I Speak Because I Can isn't exactly a growing pain and doesn't find itself in a sophomore rut, but it does feel very much like a stepping stone.
Laura Marling is probably a lovely young lady, but fizzing with resentment over the sight of her name is a justifiable action. When Marling was all of 17, she released Alas, I Cannot Swim, an excellent album that became extraordinary when her age was taken into account. Lucky listeners of the album were gifted with a strong singing and writing voice, one that came to us with understated stories of unstable love and religious renouncement. This pairing of talent with stunning sensibility would be enough to make most teenage prodigies feel as though they were unproductive boors.
Yet, in the same way that it is sometimes nice to get hit with a feather, it is nice to see a quiet girl prevail. The Florences and Little Boots and La Rouxs -- and even the Kate Nashs -- have their attributes and are clearly talented, but Marling can probably wither them all with one undressed ballad. Years from now, Marling will be the artist still making memorable records. There has always been something more honest and enduring about her songs; by stripping them bare, the heart becomes more visible. However, all this can fail to deliver even the most switched on talent from growing pains and sophomore ruts. I Speak Because I Can isn't exactly either of these things, but it does feel very much like a stepping stone.
Equal parts boon and bane on I Speak Because I Can is Marling's singing voice. In the time that has passed between Alas, I Cannot Swim and the present, it has taken on a few dressy affectations. Marling (understandably) seems to be searching for a unique voice, and sometimes her added affectations work to enhance an already dramatic song, as showcased in the "I find this most distasteful and will not stand for it" way she sings the chorus of "Hope in the Air". On opener "Devil's Spoke", however, it proves a bit of an adjustment for the listener accustomed to the fuss-free vocal leanings of Alas, I Cannot Swim. When, as on "Devil's Spoke", Marling sings a provocative line like "Ripping off each other's clothes in a most peculiar way", the proceedings feel somewhat forced.
These vocal experimentations can be easily overlooked when I Speak Because I Can reaches its middle section, which holds claim to some of the more beautiful passages of music to come out this year. The profound string outro to "Blackberry Stone", the last swooning minute of "Alpha Shallows", and the glorious moment in "Goodbye England (Covered in Snow)" when backing band and vocalists Mumford and Sons lift Marling's voice far above England's soot all succeed in inducing chills. Each swell of beauty on the record introduces itself politely, and then retires in the same manner. Nothing overstays its welcome, and in these instances I Speak Because I Can earns a repeat listening ticket straight into the fall and perhaps winter.

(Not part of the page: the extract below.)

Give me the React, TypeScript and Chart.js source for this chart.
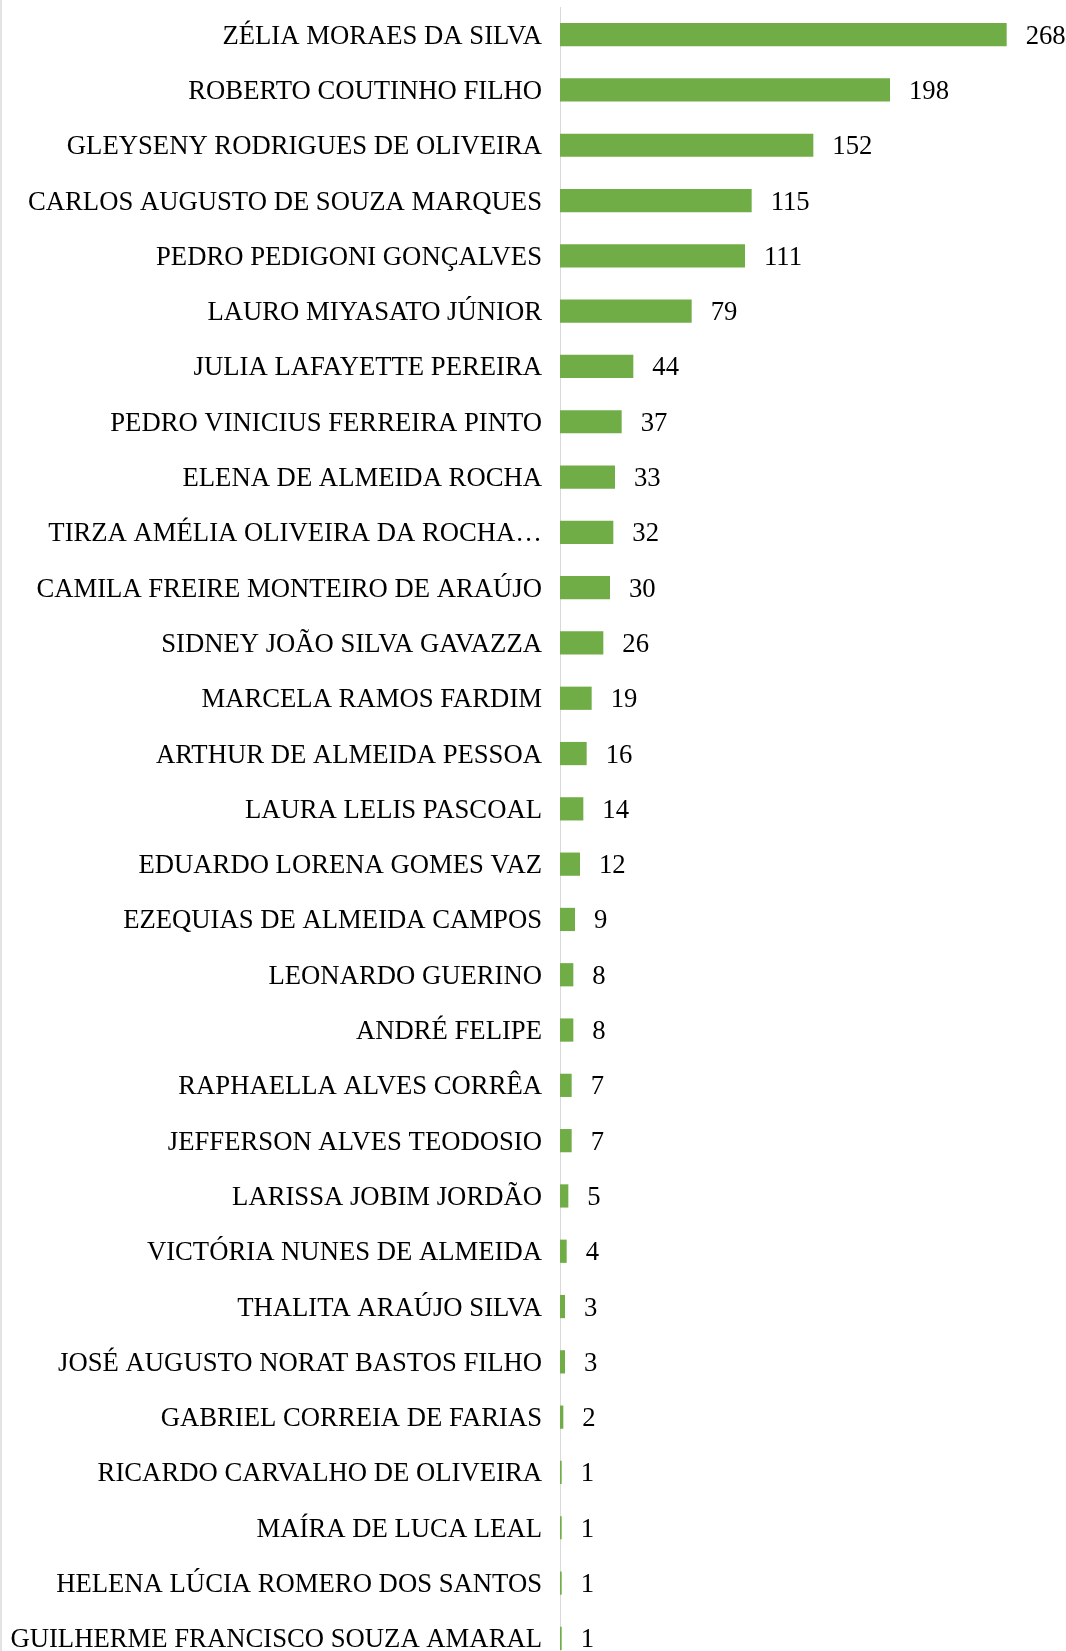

I Speak Because I Can feels more professional than its predecessor, yet the album as a whole fails to capture the emotional power of Alas, I Cannot Swim. Content wise, the albums are very similar -- more trouble and romance -- but with the increased production and vocal richness, a bit of honesty seems to have been misplaced. When Marling tempers her mannerisms and finds the right balance between mature production and folky sparseness, all the mandolins and dulcimers in the folk canon will be hers. She doesn't even have to shout to get them.